Can Assassin's Creed: Syndicate reinvigorate an ailing series?
After about ten minutes in London I’ve socked a guy in the face and met Charles Dickens.
After about ten minutes in London I’ve socked a guy in the face and met Charles Dickens. It’s 1868, and I’m a spritely twin named Evie Frye. Evie’s brother Jacob is playable too, but he’s a prat. It’s nice to play an Assassin’s Creed game as not-a-prat for once. As far as I can tell that’s this entry’s biggest innovation.
For reasons urgently explained in a cutscene, Evie and Jacob have come to Whitechapel in order to conquer and replace London’s notorious criminal gangs. It’s not long before we’re chasing little artful dodgers through destitute lanes, and climbing awkwardly up the side of Victorian-era buildings.
I play through the entirety of Sequence Three on a PS4 during my two hour hands-on session, so I can’t really comment on how the game will perform on PC. Aside from missions, most of my time is spent riding on the back of the train, or bashing around in a horse and cart. The latter operates well enough but is hardly as heady a fantasy as Black Flag’s pirate ships, though the ‘ram’ move is hilariously effective. It’s very easy to bulldoze your way through heavy traffic in Syndicate, but that’s not to say you should. Oh, and it has a boost button. That’s good.
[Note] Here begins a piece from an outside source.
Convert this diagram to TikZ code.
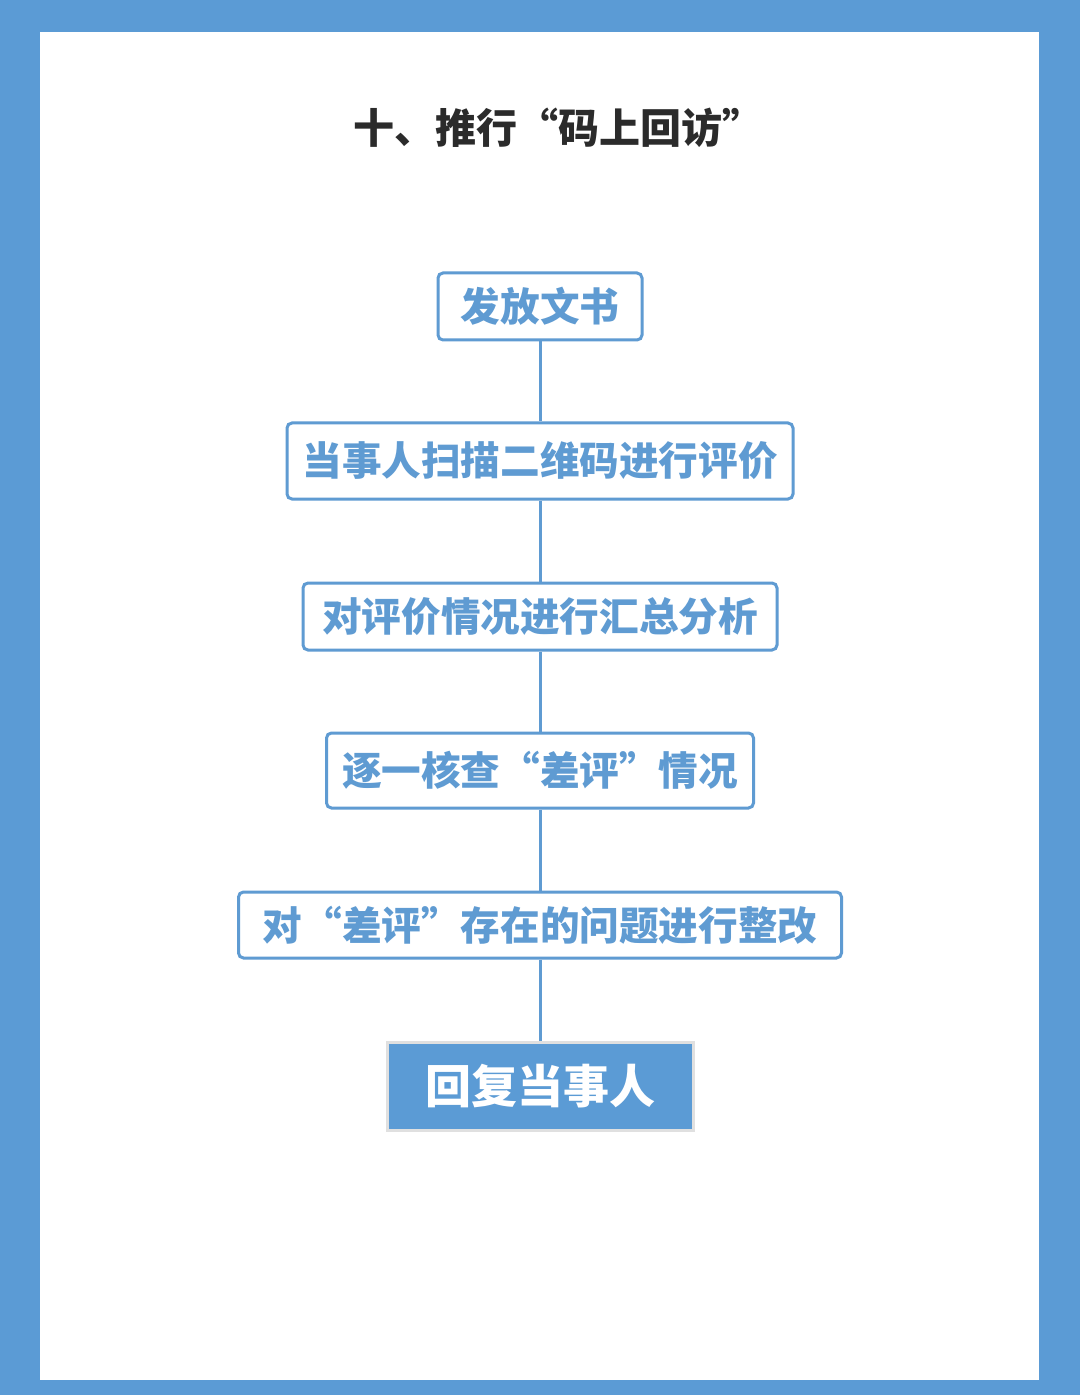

Judging by how Sequence Three was structured, a fair chunk of Syndicate will involve winning regions of London from established criminal organisations. The guys in Whitechapel were pushovers (I pushed the boss off a train carriage) but the sequence served to demonstrate all the things you’ll be doing in Syndicate. Befitting your role as a gang leader, you’ll be able to recruit people into your gang and level them up. A glance at the progression path reveals that you’ll be able to unlock police bribes, and have your crew hang perilous barrels around London in order to fell them tactically upon your foes’ heads. You can also summon them into battle, and progression determines how strong they are and in what number they’ll arrive.
It’s typical Ubisoft metagame, but the moment-to-moment gameplay hasn’t changed much. Evie is arguably the stealthier of the twins. She’s tasked at one point with saving a bunch of child labourers from a Whitechapel factory, and as far as Assassin’s Creed stealth sequences go it’s decent: there are several ways to enter, and you can theoretically ghost it, but I went for the classic get-in-quietly-and-exit-spectacularly strategy.
I wish Assassin’s Creed was like this all the time. Carefully marking out enemies, monitoring their patterns and planning an attack is an enduring and simple video game pleasure. Dealing with the combat isn’t so much: it’s functionally sound and there’s nothing exactly wrong with it, it just lacks grace and impact—and no amount of slow pans while you cleave a cop’s throat can change that. Attacking, stunning and countering is easy to get the hang of but you often have half-a-dozen enemies grilling you at once and, well, Evie is no Batman. On the bright side, I suppose this reinforces that Assassin’s Creed is a stealth game.
Meanwhile, the parkour still doesn’t feel perfect, but here’s the thing—I don’t know how any Ubisoft studio could go about fixing that at the series’ current rate of output. Evie and Jacob are far too lithe for their own good, and while switching from climbing up to vaulting down is theoretically simple, in the heat of a long pursuit it’s easy to stuff it up—and this is coming from someone who has played at least half-a-dozen Assassin’s Creed games. There are improvements over Unity—you won’t climb into a window unless you hit a specific button to do so—but this system needs a total rework. At the moment it’s merely satisfactory.
The big problem with Assassin’s Creed: Syndicate is that it’s just not very exciting. London is bleak and beautiful, but it’s not very interactive. I wanted to give a coin to some begging children, but I couldn’t. I wanted to talk to a clerk in a store, but I couldn’t. Victorian London is not the same as 15th century Constantinople or 16th century Rome, but the sheer amount of Assassin’s Creed content out there—and the size of each separate game—is slowly eroding this series’ sense of identity. The rush I felt when entering 18th century Boston or Paris’ French Revolution is absent. It’s London, but so what? It doesn’t feel functionally different to the other hundreds of hours I’ve spent in this universe. A new city, a grappling hook, two protagonists and some horse and carts just aren’t enough—and maybe it’s not new features that Assassin’s Creed needs. Maybe it just needs time.
Assassin’s Creed: Syndicate has the potential to be fun: series tragics will like it. It has the potential to tell a great story—the dynamic between Jacob and Evie is a lot of fun, and the general tone of the game seems to aim for Guy Ritchie in the 1800s, rather than the po-faced severity seen in last year’s Unity. I genuinely believe Syndicate will be a decent game, but I think it and the team working on it deserve more. I think this series needs a rest. I think Ubisoft needs to iron out the enduring problems with its parkour and combat, and just… you know, slow down a bit. Don’t waste another city.